13th Century (second half ).—The grouping together of “lancet” windows, the piercing of the wall above them with foiled circles, and the combination of the whole under an enclosing arch, soon led to the introduction of tracery, for which the design of earlier triforium arcades had also afforded a suggestion.

Fig. 43.—Plan of Salisbury Cathedral.

Bar-tracery appears just before the middle of the 13th century, and the great tracery window filling the whole width of a bay, or the entire gable-end, soon becomes a most characteristic feature. The earlier tracery windows show only simple geometrical forms, foiled arches to the heads of the lights and foiled circles above, of which the abbey-church and the chapter-houses of Westminster and Salisbury afford most beautiful examples. In some particulars, such as its chevet plan and its comparatively great height, Westminster approaches more nearly to the French type than other English churches of the 13th century, but its details are characteristically English and of great beauty. In the last quarter of the century, pointed trefoils or quatrefoils are largely used in tracery, and the foliations frequently form the lines of the tracery, without enclosing circles. Contemporary with this change is the gradual absorption of the triforium into the clerestory, of which Southwell and Pershore are precocious examples.

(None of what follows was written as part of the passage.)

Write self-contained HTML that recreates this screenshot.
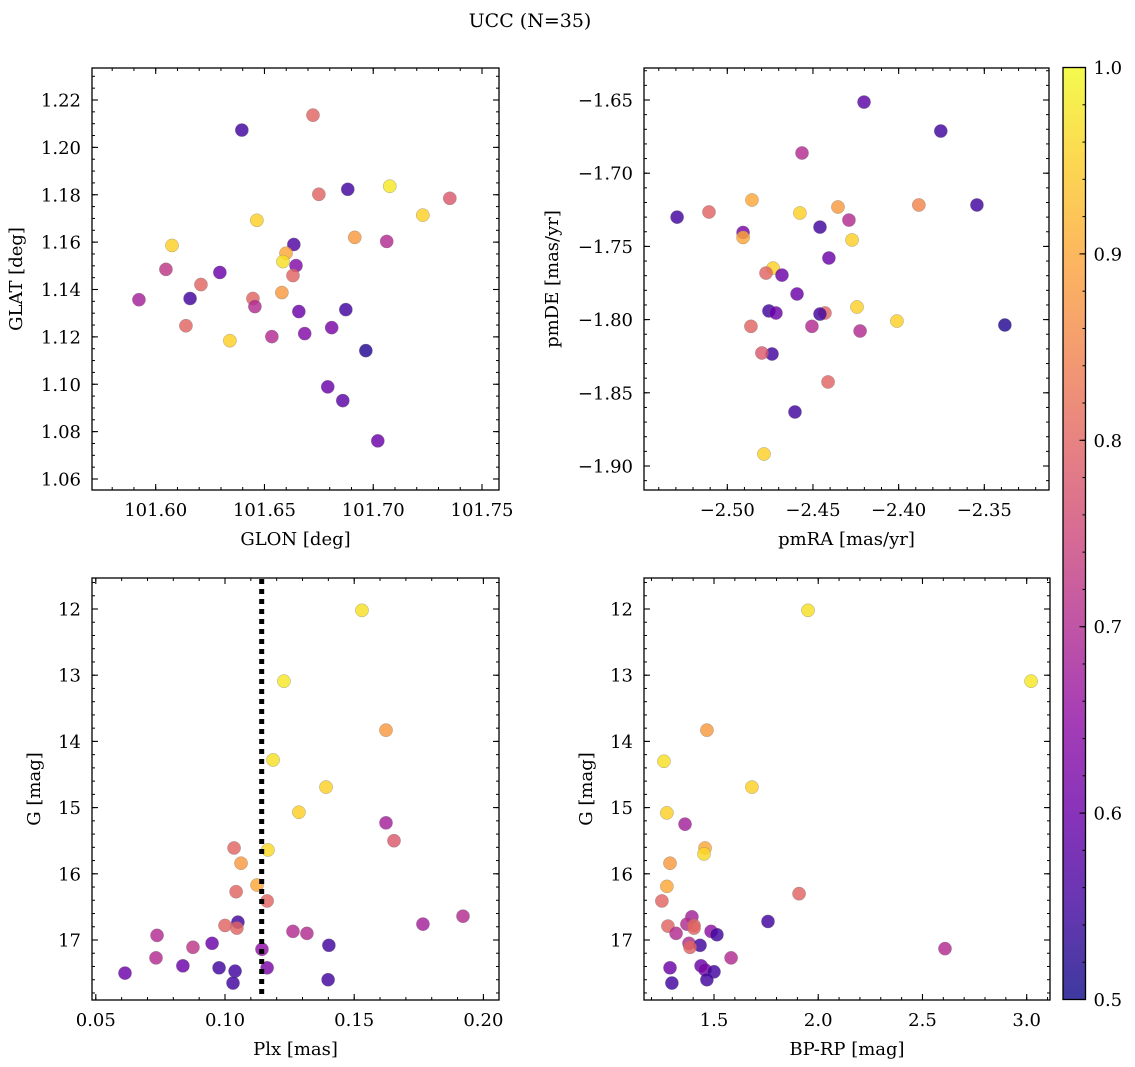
<!DOCTYPE html>
<html><head><meta charset="utf-8"><style>
html,body{margin:0;padding:0;background:#fff;}
svg{display:block;font-family:"DejaVu Serif","Liberation Serif",serif;}
</style></head><body>
<svg id="fig" width="1135" height="1067" viewBox="0 0 1135 1067" xmlns="http://www.w3.org/2000/svg">
<defs>
<linearGradient id="plasma" x1="0" y1="1" x2="0" y2="0">
<stop offset="0" stop-color="#0d0887"/><stop offset="0.1" stop-color="#41049d"/><stop offset="0.2" stop-color="#6a00a8"/><stop offset="0.3" stop-color="#8f0da4"/><stop offset="0.4" stop-color="#b12a90"/><stop offset="0.5" stop-color="#cc4778"/><stop offset="0.6" stop-color="#e16462"/><stop offset="0.7" stop-color="#f2844b"/><stop offset="0.8" stop-color="#fca636"/><stop offset="0.9" stop-color="#fcce25"/><stop offset="1" stop-color="#f0f921"/>
</linearGradient>
</defs>
<text x="530" y="27" font-size="19" text-anchor="middle">UCC (N=35)</text>
</svg>
<script>
// Panel 1: GLON vs GLAT
const glon = [101.6396,101.6723,101.6883,101.7076,101.6750,101.7352,101.7228,101.6465,101.6075,101.6635,101.6915,101.7062,101.6047,101.6295,101.6599,101.6585,101.6645,101.6631,101.6208,101.6580,101.5923,101.6158,101.6447,101.6456,101.6658,101.6874,101.6139,101.6685,101.6809,101.6534,101.6341,101.6966,101.6791,101.6860,101.7021];
const glat = [1.2073,1.2136,1.1823,1.1836,1.1802,1.1785,1.1714,1.1692,1.1586,1.1590,1.1620,1.1603,1.1485,1.1472,1.1553,1.1518,1.1501,1.1459,1.1421,1.1387,1.1357,1.1362,1.1362,1.1328,1.1307,1.1315,1.1247,1.1214,1.1239,1.1201,1.1184,1.1142,1.0989,1.0931,1.0761];
const prob1 = [0.55,0.8,0.55,0.98,0.8,0.78,0.95,0.95,0.95,0.57,0.88,0.7,0.72,0.6,0.9,0.97,0.63,0.8,0.8,0.88,0.68,0.55,0.8,0.7,0.6,0.55,0.8,0.63,0.62,0.7,0.95,0.52,0.6,0.58,0.6];
// Panel 2: pmRA vs pmDE
const pmra = [-2.4202,-2.3754,-2.4564,-2.5293,-2.5107,-2.4856,-2.4576,-2.4354,-2.3882,-2.3543,-2.4908,-2.4908,-2.4459,-2.4290,-2.4272,-2.4407,-2.4733,-2.4774,-2.4681,-2.4593,-2.4243,-2.4757,-2.4716,-2.4430,-2.4459,-2.4010,-2.4506,-2.4862,-2.4225,-2.3380,-2.4739,-2.4798,-2.4412,-2.4605,-2.4786];
const pmde = [-1.6514,-1.6712,-1.6862,-1.7300,-1.7265,-1.7183,-1.7272,-1.7231,-1.7217,-1.7217,-1.7405,-1.7439,-1.7368,-1.7320,-1.7456,-1.7579,-1.7648,-1.7682,-1.7696,-1.7825,-1.7914,-1.7941,-1.7955,-1.7955,-1.7962,-1.8010,-1.8046,-1.8046,-1.8078,-1.8037,-1.8235,-1.8228,-1.8426,-1.8631,-1.8918];
const prob2 = [0.58,0.55,0.7,0.55,0.8,0.9,0.95,0.88,0.85,0.55,0.62,0.9,0.55,0.7,0.95,0.6,0.95,0.8,0.6,0.6,0.95,0.55,0.6,0.8,0.55,0.95,0.7,0.8,0.7,0.52,0.55,0.78,0.8,0.55,0.95];
// Panel 3: Plx vs G
const plx = [0.1530,0.1228,0.1623,0.1186,0.1391,0.1286,0.1623,0.1654,0.1035,0.1166,0.1062,0.1124,0.1043,0.1163,0.1921,0.1766,0.1050,0.1000,0.1046,0.1263,0.1317,0.0737,0.0950,0.1402,0.0876,0.1143,0.0733,0.0837,0.0977,0.1163,0.0613,0.1039,0.1031,0.1399];
const gmag3 = [12.02,13.09,13.83,14.28,14.69,15.07,15.23,15.50,15.61,15.64,15.84,16.17,16.27,16.41,16.64,16.76,16.73,16.78,16.82,16.87,16.90,16.93,17.05,17.08,17.11,17.14,17.27,17.39,17.42,17.42,17.50,17.47,17.65,17.60];
const prob3 = [0.97,0.98,0.88,0.97,0.95,0.95,0.68,0.78,0.8,0.96,0.88,0.9,0.8,0.8,0.7,0.68,0.55,0.8,0.8,0.7,0.7,0.7,0.6,0.55,0.72,0.65,0.7,0.6,0.55,0.62,0.6,0.55,0.55,0.55];
const plxCut = [0.1142];
// Panel 4: BP-RP vs G
const bprp = [1.951,3.021,1.466,1.260,1.682,1.274,1.361,1.457,1.452,1.289,1.274,1.908,1.250,1.394,1.759,1.370,1.404,1.279,1.404,1.486,1.318,1.514,1.380,1.433,1.385,2.608,1.582,1.289,1.438,1.457,1.500,1.466,1.298];
const gmag4 = [12.02,13.09,13.83,14.30,14.69,15.08,15.25,15.61,15.70,15.84,16.19,16.30,16.41,16.65,16.72,16.76,16.78,16.79,16.82,16.87,16.90,16.92,17.05,17.08,17.11,17.13,17.27,17.42,17.39,17.45,17.48,17.60,17.65];
const prob4 = [0.97,0.98,0.88,0.97,0.95,0.95,0.68,0.9,0.96,0.88,0.9,0.8,0.8,0.68,0.55,0.7,0.8,0.8,0.8,0.65,0.7,0.55,0.7,0.55,0.8,0.7,0.7,0.6,0.6,0.62,0.55,0.55,0.55];
const cbTicks = [0.5,0.6,0.7,0.8,0.9,1.0];

const NS = "http://www.w3.org/2000/svg";
const svg = document.getElementById('fig');
const FS = 18;
function el(tag, attrs, parent){ const e=document.createElementNS(NS,tag); for(const k in attrs) e.setAttribute(k,attrs[k]); (parent||svg).appendChild(e); return e; }
const stops=[[0,[13,8,135]],[0.1,[65,4,157]],[0.2,[106,0,168]],[0.3,[143,13,164]],[0.4,[177,42,144]],[0.5,[204,71,120]],[0.6,[225,100,98]],[0.7,[242,132,75]],[0.8,[252,166,54]],[0.9,[252,206,37]],[1,[240,249,33]]];
function plasma(p){ let t=Math.max(0,Math.min(1,(p-0.5)/0.5)); for(let i=0;i<stops.length-1;i++){ const a=stops[i],b=stops[i+1]; if(t<=b[0]){ const f=(t-a[0])/(b[0]-a[0]); const c=a[1].map((v,j)=>Math.round(v+(b[1][j]-v)*f)); return `rgb(${c[0]},${c[1]},${c[2]})`; } } return 'rgb(240,249,33)'; }
function lin(va,pa,vb,pb){ return v=>pa+(v-va)*(pb-pa)/(vb-va); }
function fmt(v,d){ const s=Math.abs(v).toFixed(d); return (v<-1e-9?'\u2212':'')+s; }

function panel(c){
  const g=el('g',{});  
  const sx=lin(c.xa[0],c.xa[1],c.xb[0],c.xb[1]), sy=lin(c.ya[0],c.ya[1],c.yb[0],c.yb[1]);
  const L=c.box[0],T=c.box[1],R=c.box[2],B=c.box[3];
  const pg=el('g',{},g);  
  for(let i=0;i<c.xs.length;i++){
    const pt=el('circle',{cx:sx(c.xs[i]),cy:sy(c.ys[i]),r:6.6,fill:plasma(c.ps[i]),'fill-opacity':0.82,stroke:'#777','stroke-opacity':0.6,'stroke-width':0.5},pg);
    
    
  }
  if(c.extra) c.extra(g,sx,sy);
  const fr=el('rect',{x:L,y:T,width:R-L,height:B-T,fill:'none',stroke:'#000','stroke-width':1.3},g);
   
  const xt=el('g',{},g);  
  const nmx=Math.round((c.xr[1]-c.xr[0])/c.xminor);
  for(let k=0;k<=nmx;k++){ const v=c.xr[0]+k*c.xminor; const p=sx(v); if(p<L+0.5||p>R-0.5) continue; el('line',{x1:p,x2:p,y1:B,y2:B-3,stroke:'#000','stroke-width':1},xt); el('line',{x1:p,x2:p,y1:T,y2:T+3,stroke:'#000','stroke-width':1},xt); }
  c.xticks.forEach(v=>{ const p=sx(v); el('line',{x1:p,x2:p,y1:B,y2:B-6,stroke:'#000','stroke-width':1.1},xt); el('line',{x1:p,x2:p,y1:T,y2:T+6,stroke:'#000','stroke-width':1.1},xt);
    const t=el('text',{x:p,y:B+26,'font-size':FS,'text-anchor':'middle'},xt); t.textContent=fmt(v,c.xd);   });
  const xl=el('text',{x:(L+R)/2,y:B+55,'font-size':FS,'text-anchor':'middle'},g); xl.textContent=c.xlabel;  
  const yt=el('g',{},g);  
  const nmy=Math.round((c.yr[1]-c.yr[0])/c.yminor);
  for(let k=0;k<=nmy;k++){ const v=c.yr[0]+k*c.yminor; const p=sy(v); if(p<T+0.5||p>B-0.5) continue; el('line',{x1:L,x2:L+3,y1:p,y2:p,stroke:'#000','stroke-width':1},yt); el('line',{x1:R,x2:R-3,y1:p,y2:p,stroke:'#000','stroke-width':1},yt); }
  c.yticks.forEach(v=>{ const p=sy(v); el('line',{x1:L,x2:L+6,y1:p,y2:p,stroke:'#000','stroke-width':1.1},yt); el('line',{x1:R,x2:R-6,y1:p,y2:p,stroke:'#000','stroke-width':1.1},yt);
    const t=el('text',{x:L-11,y:p+6.5,'font-size':FS,'text-anchor':'end'},yt); t.textContent=fmt(v,c.yd);   });
  const yl=el('text',{x:0,y:0,'font-size':FS,'text-anchor':'middle',transform:`translate(${c.ylx},${(T+B)/2}) rotate(-90)`},g); yl.textContent=c.ylabel;  
}

panel({name:'panel-glon-glat',box:[92,68,499,490],xs:glon,ys:glat,ps:prob1,xa:[101.60,155.7],xb:[101.75,482],ya:[1.22,100],yb:[1.06,479],
  xr:[101.56,101.77],xminor:0.01,xticks:[101.60,101.65,101.70,101.75],xd:2,yr:[1.05,1.24],yminor:0.005,yticks:[1.06,1.08,1.10,1.12,1.14,1.16,1.18,1.20,1.22],yd:2,xlabel:'GLON [deg]',ylabel:'GLAT [deg]',ylx:22});
panel({name:'panel-pmra-pmde',box:[644,68,1049,490],xs:pmra,ys:pmde,ps:prob2,xa:[-2.50,727.3],xb:[-2.35,984.3],ya:[-1.65,100],yb:[-1.90,466],
  xr:[-2.56,-2.30],xminor:0.01,xticks:[-2.50,-2.45,-2.40,-2.35],xd:2,yr:[-1.94,-1.61],yminor:0.01,yticks:[-1.90,-1.85,-1.80,-1.75,-1.70,-1.65],yd:2,xlabel:'pmRA [mas/yr]',ylabel:'pmDE [mas/yr]',ylx:558});
panel({name:'panel-plx-g',box:[92,578,499,1000],xs:plx,ys:gmag3,ps:prob3,xa:[0.10,225],xb:[0.15,354.2],ya:[12,609],yb:[17,940],
  xr:[0.04,0.21],xminor:0.01,xticks:[0.05,0.10,0.15,0.20],xd:2,yr:[11,18],yminor:0.2,yticks:[12,13,14,15,16,17],yd:0,xlabel:'Plx [mas]',ylabel:'G [mag]',ylx:40,
  extra:(g,sx,sy)=>{ const ln=el('line',{x1:sx(plxCut[0]),x2:sx(plxCut[0]),y1:579,y2:999,stroke:'#000','stroke-width':5,'stroke-dasharray':'5,5'},g);   }});
panel({name:'panel-bprp-g',box:[644,578,1050,1000],xs:bprp,ys:gmag4,ps:prob4,xa:[1.5,714],xb:[3.0,1026.7],ya:[12,609],yb:[17,940],
  xr:[1.1,3.2],xminor:0.1,xticks:[1.5,2.0,2.5,3.0],xd:1,yr:[11,18],yminor:0.2,yticks:[12,13,14,15,16,17],yd:0,xlabel:'BP-RP [mag]',ylabel:'G [mag]',ylx:592});

(function(){
  const g=el('g',{});  
  const L=1063,R=1085.5,T=67.5,B=999.5; const sy=lin(0.5,B,1.0,T);
  el('rect',{x:L,y:T,width:R-L,height:B-T,fill:'url(#plasma)','fill-opacity':0.8},g);
  el('rect',{x:L,y:T,width:R-L,height:B-T,fill:'none',stroke:'#000','stroke-width':1.3},g);
  for(let k=1;k<25;k++){ const p=sy(0.5+k*0.02); el('line',{x1:R,x2:R-3,y1:p,y2:p,stroke:'#000','stroke-width':1},g); }
  cbTicks.forEach(v=>{ const p=sy(v); el('line',{x1:R,x2:R-6,y1:p,y2:p,stroke:'#000','stroke-width':1.1},g);
    const t=el('text',{x:R+8,y:p+6.5,'font-size':FS},g); t.textContent=v.toFixed(1);   });
})();
</script>
</body></html>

Contemporary also was the adoption of an excessively naturalistic type of foliage. The art of masonry and stone-cutting was rapidly developed. The detached shaft, always structurally weak, was abandoned for the pier with engaged shafts separated by mouldings. The mouldings of arches become less deeply undercut, and the greater use of the fillet tends to give a more liney effect. The whole practice of art was growing more scholarly, perhaps, but at the same time it was more conscious, and the cleverness of the mason was almost as often suggested as the noble character of his work.

14th Century (first half ).—The juxtaposition of the foliations without enclosing circles in tracery windows produced curves of contraflexure, which led insensibly to the complete substitution of flowing lines for geometrical forms in tracery.

Flowing tracery makes its appearance in England about 1310, and lasts some fifty years. Up to the end of the 13th century, window tracery had developed in France and England on parallel lines, though the English work was always slightly behind France in point of date. All this is changed with the adoption of flowing tracery in England; its development was purely national, and owed nothing to France. Indeed, the French flamboyant only makes its appearance at the time when flowing tracery was being abandoned in England. Not only window traceries, but mouldings, carvings and other details are changed in character. The ogee form is used in arches, in wall-arcades of great beauty and elaboration, as in the Lady-chapel at Ely, and in the canopies of tombs, such as the magnificent Percy tomb at Beverley. Niches and arcades are richly ornamented, and small decorative buttresses are used in the jambs of doorways, windows and niches. The moulded capital is still used, along with the capital with a continuous convex band of wavy foliage. Many of the most beautiful English towers and spires date from this period, the work of which is perhaps seen at its best in the parish churches of south Lincolnshire.